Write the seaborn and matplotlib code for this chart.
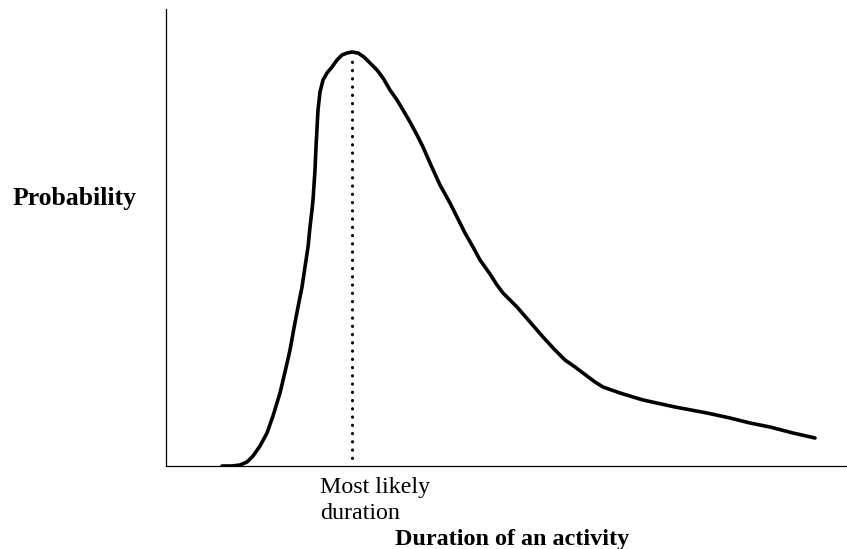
import numpy as np
import pandas as pd
import matplotlib
matplotlib.use("Agg")
import matplotlib.pyplot as plt
import seaborn as sns

# skewed activity-duration curve (arbitrary units)
duration = [56, 66, 74, 81, 87, 94, 101, 107, 114, 119,
            124, 128, 132, 136, 139, 142, 144, 146, 147, 149,
            150, 152, 154, 157, 161, 166, 171, 176, 181, 186,
            192, 198, 204, 211, 217, 224, 231, 237, 244, 251,
            257, 264, 274, 284, 291, 299, 307, 314, 324, 331,
            337, 344, 351, 364, 377, 389, 399, 409, 417, 429,
            437, 454, 477, 509, 541, 564, 584, 604, 627, 649]
probability = [0, 0, 1, 4, 10, 20, 33, 50, 73, 94,
               116, 138, 159, 179, 199, 219, 239, 256, 266, 296,
               319, 356, 374, 386, 393, 399, 406, 411, 413, 414,
               413, 409, 403, 396, 388, 376, 366, 356, 344, 331,
               319, 303, 281, 263, 249, 233, 219, 206, 192, 181,
               173, 166, 159, 144, 129, 116, 106, 99, 93, 84,
               79, 73, 66, 59, 53, 48, 43, 39, 33, 28]
mode_x = 186
mode_top = 410

df = pd.DataFrame({"duration": duration, "probability": probability})

sns.set_style("white")
plt.rcParams['font.family'] = ['Liberation Serif', 'DejaVu Serif']

W, H = 847, 549
fig = plt.figure(figsize=(W / 100, H / 100), dpi=100)
ax = fig.add_axes([166 / W, (H - 466) / H, (W - 166) / W, (466 - 9) / H])

sns.lineplot(data=df, x="duration", y="probability", ax=ax, color="black",
             linewidth=2.6, solid_joinstyle="round", solid_capstyle="round")
ax.vlines(mode_x, 8, mode_top, color="black", linewidth=2.2,
          linestyles=[(0, (0.1, 2.6))], capstyle="round")

ax.set_xlim(0, W - 166)
ax.set_ylim(0, 466 - 9)
ax.set_xticks([])
ax.set_yticks([])
ax.set_xlabel("")
ax.set_ylabel("")
for s in ["top", "right"]:
    ax.spines[s].set_visible(False)
for s in ["left", "bottom"]:
    ax.spines[s].set_color("black")
    ax.spines[s].set_linewidth(0.9)

fig.text(75 / W, 1 - 199 / H, "Probability", fontsize=18.5, fontweight="bold",
         ha="center", va="center", color="black")
fig.text(320 / W, 1 - 477 / H, "Most likely\nduration", fontsize=17.3,
         ha="left", va="top", linespacing=1.32, color="black")
fig.text(512 / W, 1 - 539 / H, "Duration of an activity", fontsize=17.4,
         fontweight="bold", ha="center", va="center", color="black")

fig.savefig("out.png", dpi=100)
+--
- Aim
Omit the pictures, then repeat exactly each line from the beginning of the listing through the line with "import seaborn as sns".

- Complete output
Write the seaborn and matplotlib code for this chart.
import numpy as np
import pandas as pd
import matplotlib
matplotlib.use("Agg")
import matplotlib.pyplot as plt
import seaborn as sns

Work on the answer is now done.